The translation of Wolf Totem works, as far as I can tell. At times the dialogue is reminiscent of sub-titles, but I don’t know, perhaps they talk like that there. The descriptions and narrative are clear and flowing and vivid. The story is literature. Those used to the predictable linearity of commercial fiction or worse (TV movies) might be helped by knowing that this book is more a braided stream than a train track.
The plot evolves three themes: The conflict between the Mongol traditions and those of the encroaching modernist communists; the struggle of the Mongol people with their environment--as exemplified chiefly by their contests with the wolves--and; most importantly, the losing battle between nature and the greedy development schemes of the artificial world.
The paradox central to the plot is the Mongol tradition of reverence toward their worst enemy, the wolf, who to them is both destroyer and preserver of the grassland upon which all the Mongolian creatures--especially the humans--depend. This thematic paradox is expressed in the actions of the main character, Chen, a Beijing student who has come to live among the Mongols. At once receptive and sensitive to the traditions of the local culture, he nevertheless badly bungles an attempt to raise and tame a wolf cub, but even his well-intentioned attempt to violate the natural order leads to inevitable disaster.

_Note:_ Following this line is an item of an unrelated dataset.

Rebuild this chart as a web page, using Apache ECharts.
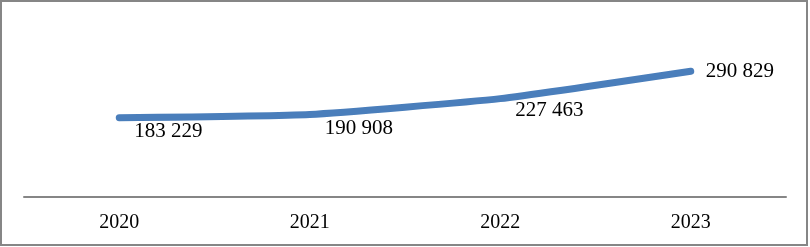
<!DOCTYPE html>
<html>
<head>
<meta charset="utf-8">
<script src="https://cdn.jsdelivr.net/npm/echarts@6/dist/echarts.min.js"></script>
<style>
html,body{margin:0;padding:0;background:#fff;}
#c{width:810px;height:247px;}
</style>
</head>
<body>
<div id="c"></div>
<script>
const categories = ['2020', '2021', '2022', '2023'];
const values = [183229, 190908, 227463, 290829];
const labelTexts = ['183 229', '190 908', '227 463', '290 829'];
const labelOffsetsY = [14, 14, 12, 0];

const chart = echarts.init(document.getElementById('c'), null, {renderer: 'canvas'});
const font = '"Liberation Serif", "Times New Roman", serif';
chart.setOption({
  animation: false,
  backgroundColor: '#ffffff',
  graphic: [{
    type: 'rect',
    shape: {x: 1, y: 1, width: 806, height: 244},
    style: {fill: 'none', stroke: '#868686', lineWidth: 2},
    silent: true
  }],
  grid: {left: 24, right: 24, top: 24, bottom: 50},
  xAxis: {
    type: 'category',
    data: categories,
    boundaryGap: true,
    axisLine: {lineStyle: {color: '#868686', width: 2}},
    axisTick: {show: false},
    axisLabel: {color: '#000', fontFamily: font, fontSize: 20, margin: 16}
  },
  yAxis: {
    type: 'value',
    min: 0,
    max: 400000,
    show: false,
    splitLine: {show: false}
  },
  series: [{
    type: 'line',
    data: values.map((v, i) => ({
      value: v,
      label: {
        show: true,
        position: 'right',
        distance: 15,
        offset: [0, labelOffsetsY[i]],
        formatter: labelTexts[i],
        color: '#000',
        fontFamily: font,
        fontSize: 21
      }
    })),
    smooth: 0.15,
    symbol: 'circle',
    symbolSize: 0.1,
    itemStyle: {color: '#4a7ebb'},
    lineStyle: {color: '#4a7ebb', width: 7, cap: 'round', join: 'round'}
  }]
});
</script>
</body>
</html>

The wolf symbolizes the wild and free spirit of untamed, untamable, nature; that spirit in turn is contrasted with the docile temperament of the civilized Chinese. The political ramifications of juxtaposing the wild and ancient vigor of the wolf--the Mongols--with the regimented artificiality of civilized, modernist, communists--the Chinese--is pointed and deliberately instructive. The book suggests more than once that the cultures of the West (Europe and especially the United States, I take it) has retained a more wolf-like nature, thus flourishing. I don’t know. We have plenty of gluttonous sheep here, too.